[Rows from a dataset of charts and code]
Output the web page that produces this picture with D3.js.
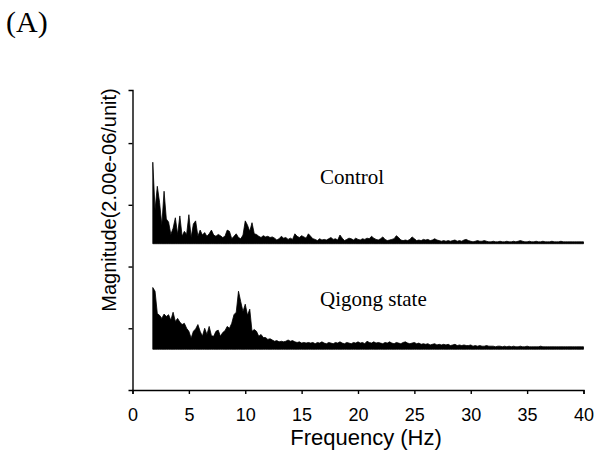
<!DOCTYPE html>
<html>
<head>
<meta charset="utf-8">
<script src="https://cdn.jsdelivr.net/npm/d3@7"></script>
<style>
  html, body { margin: 0; padding: 0; background: #fff; }
  svg { display: block; }
  .axis path, .axis line { stroke: #000; stroke-width: 1.4; }
  .axis text { font-family: "Liberation Sans", Arial, sans-serif; font-size: 18px; fill: #000; }
  .serif { font-family: "Liberation Serif", "Times New Roman", serif; fill: #000; }
  .sans { font-family: "Liberation Sans", Arial, sans-serif; fill: #000; }
</style>
</head>
<body>
<svg id="chart" width="597" height="471"></svg>
<script>
// spectra sampled every 0.2 Hz from 1.8 Hz to 40 Hz (magnitude in 2.00e-06 units)
const F_START = 1.8;
const F_STEP = 0.2;
const X_TICKS = [0, 5, 10, 15, 20, 25, 30, 35, 40];
const Y_TICKS = [1, 2, 3, 4];

const CONTROL_OFFSET = 2.37;
const QIGONG_OFFSET = 0.66;

const controlValues = [
  1.32, 0.55, 0.93, 0.67, 0.30, 0.85, 0.40, 0.35, 0.15, 0.25,
  0.42, 0.15, 0.45, 0.12, 0.20, 0.15, 0.47, 0.10, 0.32, 0.37,
  0.12, 0.22, 0.14, 0.18, 0.12, 0.16, 0.22, 0.14, 0.12, 0.15,
  0.13, 0.10, 0.12, 0.22, 0.20, 0.08, 0.12, 0.16, 0.10, 0.08,
  0.14, 0.37, 0.30, 0.20, 0.34, 0.16, 0.15, 0.12, 0.10, 0.13,
  0.11, 0.12, 0.10, 0.11, 0.09, 0.06, 0.08, 0.12, 0.09, 0.10,
  0.07, 0.09, 0.07, 0.16, 0.12, 0.10, 0.13, 0.11, 0.09, 0.16,
  0.12, 0.08, 0.07, 0.05, 0.08, 0.06, 0.07, 0.06, 0.08, 0.10,
  0.07, 0.08, 0.06, 0.14, 0.09, 0.05, 0.07, 0.09, 0.08, 0.06,
  0.09, 0.07, 0.06, 0.08, 0.07, 0.09, 0.08, 0.12, 0.09, 0.07,
  0.06, 0.08, 0.11, 0.07, 0.05, 0.06, 0.07, 0.08, 0.13, 0.10,
  0.06, 0.05, 0.06, 0.05, 0.07, 0.11, 0.08, 0.05, 0.06, 0.05,
  0.07, 0.06, 0.07, 0.05, 0.06, 0.08, 0.06, 0.05, 0.04, 0.05,
  0.04, 0.05, 0.04, 0.05, 0.06, 0.04, 0.05, 0.04, 0.06, 0.07,
  0.05, 0.04, 0.03, 0.04, 0.05, 0.04, 0.04, 0.05, 0.04, 0.03,
  0.03, 0.04, 0.03, 0.03, 0.04, 0.03, 0.03, 0.04, 0.03, 0.03,
  0.04, 0.03, 0.04, 0.05, 0.04, 0.03, 0.03, 0.04, 0.03, 0.03,
  0.04, 0.03, 0.03, 0.04, 0.03, 0.03, 0.03, 0.04, 0.03, 0.03,
  0.03, 0.04, 0.03, 0.03, 0.03, 0.03, 0.03, 0.03, 0.03, 0.03,
  0.03, 0.03
];

const qigongValues = [
  1.00, 0.94, 0.58, 0.55, 0.50, 0.57, 0.53, 0.56, 0.47, 0.60,
  0.45, 0.50, 0.44, 0.40, 0.42, 0.34, 0.29, 0.18, 0.29, 0.33,
  0.40, 0.29, 0.21, 0.34, 0.24, 0.37, 0.22, 0.21, 0.29, 0.31,
  0.21, 0.27, 0.30, 0.37, 0.34, 0.42, 0.56, 0.60, 0.94, 0.77,
  0.61, 0.73, 0.55, 0.65, 0.29, 0.32, 0.29, 0.21, 0.24, 0.19,
  0.19, 0.16, 0.17, 0.15, 0.13, 0.14, 0.12, 0.13, 0.12, 0.13,
  0.15, 0.13, 0.14, 0.12, 0.11, 0.12, 0.10, 0.11, 0.10, 0.11,
  0.10, 0.11, 0.09, 0.11, 0.10, 0.12, 0.10, 0.09, 0.11, 0.10,
  0.09, 0.11, 0.10, 0.12, 0.10, 0.09, 0.11, 0.10, 0.09, 0.11,
  0.10, 0.12, 0.10, 0.11, 0.09, 0.13, 0.11, 0.10, 0.12, 0.10,
  0.11, 0.10, 0.09, 0.11, 0.10, 0.12, 0.10, 0.09, 0.11, 0.10,
  0.09, 0.11, 0.12, 0.10, 0.09, 0.10, 0.11, 0.09, 0.10, 0.08,
  0.09, 0.08, 0.09, 0.07, 0.08, 0.09, 0.07, 0.08, 0.07, 0.08,
  0.07, 0.08, 0.06, 0.07, 0.08, 0.06, 0.07, 0.06, 0.07, 0.06,
  0.06, 0.07, 0.05, 0.06, 0.05, 0.06, 0.05, 0.05, 0.06, 0.05,
  0.05, 0.05, 0.04, 0.05, 0.05, 0.04, 0.05, 0.04, 0.05, 0.04,
  0.05, 0.04, 0.04, 0.05, 0.04, 0.04, 0.05, 0.04, 0.04, 0.04,
  0.04, 0.04, 0.05, 0.04, 0.04, 0.04, 0.04, 0.04, 0.04, 0.04,
  0.04, 0.04, 0.04, 0.04, 0.04, 0.04, 0.04, 0.04, 0.04, 0.04,
  0.04, 0.04
];

const svg = d3.select('#chart');

const x = d3.scaleLinear().domain([0, 40]).range([132.5, 583.5]);
const y = d3.scaleLinear().domain([0, 4.86]).range([390, 90]);

function drawSpectrum(values, offset) {
  const pts = values.map((v, i) => ({ f: F_START + i * F_STEP, v }));
  const area = d3.area()
    .x(d => x(d.f))
    .y0(y(offset))
    .y1(d => y(offset + d.v));
  svg.append('path')
    .datum(pts)
    .attr('d', area)
    .attr('fill', '#000')
    .attr('stroke', '#000')
    .attr('stroke-width', 0.8)
    .attr('stroke-linejoin', 'miter');
}

drawSpectrum(controlValues, CONTROL_OFFSET);
drawSpectrum(qigongValues, QIGONG_OFFSET);

// Axes
const xAxis = d3.axisBottom(x)
  .tickValues(X_TICKS)
  .tickSize(4)
  .tickSizeOuter(4)
  .tickPadding(14);
svg.append('g')
  .attr('class', 'axis')
  .attr('transform', 'translate(0,390)')
  .call(xAxis);

const yAxis = d3.axisLeft(y)
  .tickValues(Y_TICKS)
  .tickSize(4)
  .tickSizeOuter(4)
  .tickFormat('');
svg.append('g')
  .attr('class', 'axis')
  .attr('transform', 'translate(132.5,0)')
  .call(yAxis);

// Labels
svg.append('text')
  .attr('class', 'sans')
  .attr('x', 366)
  .attr('y', 445)
  .attr('text-anchor', 'middle')
  .attr('font-size', 22)
  .text('Frequency (Hz)');

svg.append('text')
  .attr('class', 'sans')
  .attr('transform', 'translate(116,200) rotate(-90)')
  .attr('text-anchor', 'middle')
  .attr('font-size', 20)
  .text('Magnitude(2.00e-06/unit)');

svg.append('text')
  .attr('class', 'serif')
  .attr('x', 6)
  .attr('y', 32)
  .attr('font-size', 30)
  .text('(A)');

svg.append('text')
  .attr('class', 'serif')
  .attr('x', 320)
  .attr('y', 183.5)
  .attr('font-size', 21)
  .text('Control');

svg.append('text')
  .attr('class', 'serif')
  .attr('x', 320)
  .attr('y', 306)
  .attr('font-size', 21)
  .text('Qigong state');
</script>
</body>
</html>
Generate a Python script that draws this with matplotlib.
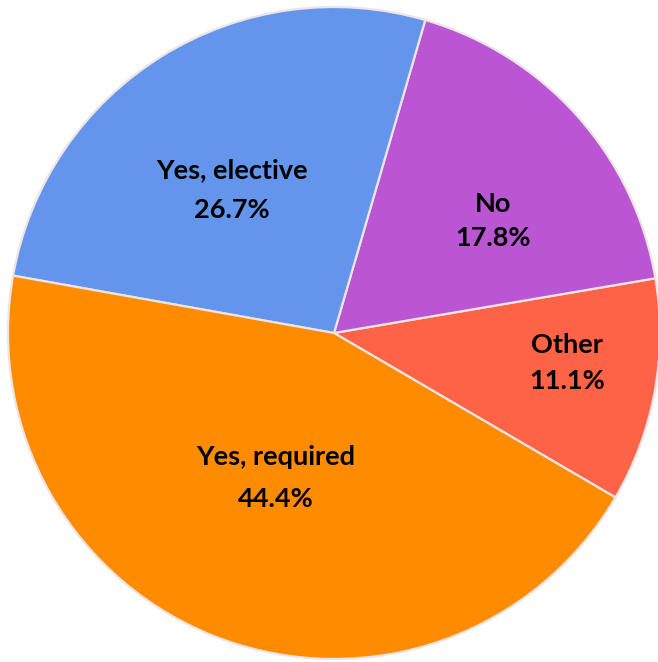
import numpy as np
import matplotlib
matplotlib.use("Agg")
import matplotlib.pyplot as plt

# slice data, counterclockwise from the Other slice
labels = ["Other", "No", "Yes, elective", "Yes, required"]
shares = [11.1, 17.8, 26.7, 44.4]
colors = ["#FF6347", "#BA55D3", "#6495ED", "#FF8C00"]

# label placement: radius (fraction of pie), angle nudge from slice middle,
# and half the gap between the two baselines
label_radius = [0.724, 0.583, 0.519, 0.502]
label_nudge = [1.0, -8.5, 5.3, -0.6]
label_gap = [0.055, 0.052, 0.061, 0.064]

fig = plt.figure(figsize=(6.58, 6.62), dpi=100)
ax = fig.add_axes([0, 0, 1, 1])

wedges, _ = ax.pie(shares, colors=colors, startangle=-30.3, counterclock=True,
                   wedgeprops=dict(edgecolor="#EDE4E4", linewidth=1.6))

for w, lab, val, r, dn, g in zip(wedges, labels, shares, label_radius,
                                 label_nudge, label_gap):
    ang = np.deg2rad((w.theta1 + w.theta2) / 2 + dn)
    x, y = r * np.cos(ang), r * np.sin(ang)
    ax.text(x, y + g, lab, ha="center", va="baseline", fontsize=19.5,
            fontweight="bold", family="Lato")
    ax.text(x, y - g, f"{val:.1f}%", ha="center", va="baseline", fontsize=19.5,
            fontweight="bold", family="Lato")

ax.set_xlim(-334 / 326, 324 / 326)
ax.set_ylim(-329 / 326, 333 / 326)
ax.set_aspect("equal")
ax.axis("off")

fig.savefig("out.png", dpi=100)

TASK BRIEF: Set down the lines running from the one with "Generate a Python" through the one with "import matplotlib.pyplot as plt", both ends kept, exactly and with no pictures.

OUTPUT:
Generate a Python script that draws this with matplotlib.
import numpy as np
import matplotlib
matplotlib.use("Agg")
import matplotlib.pyplot as plt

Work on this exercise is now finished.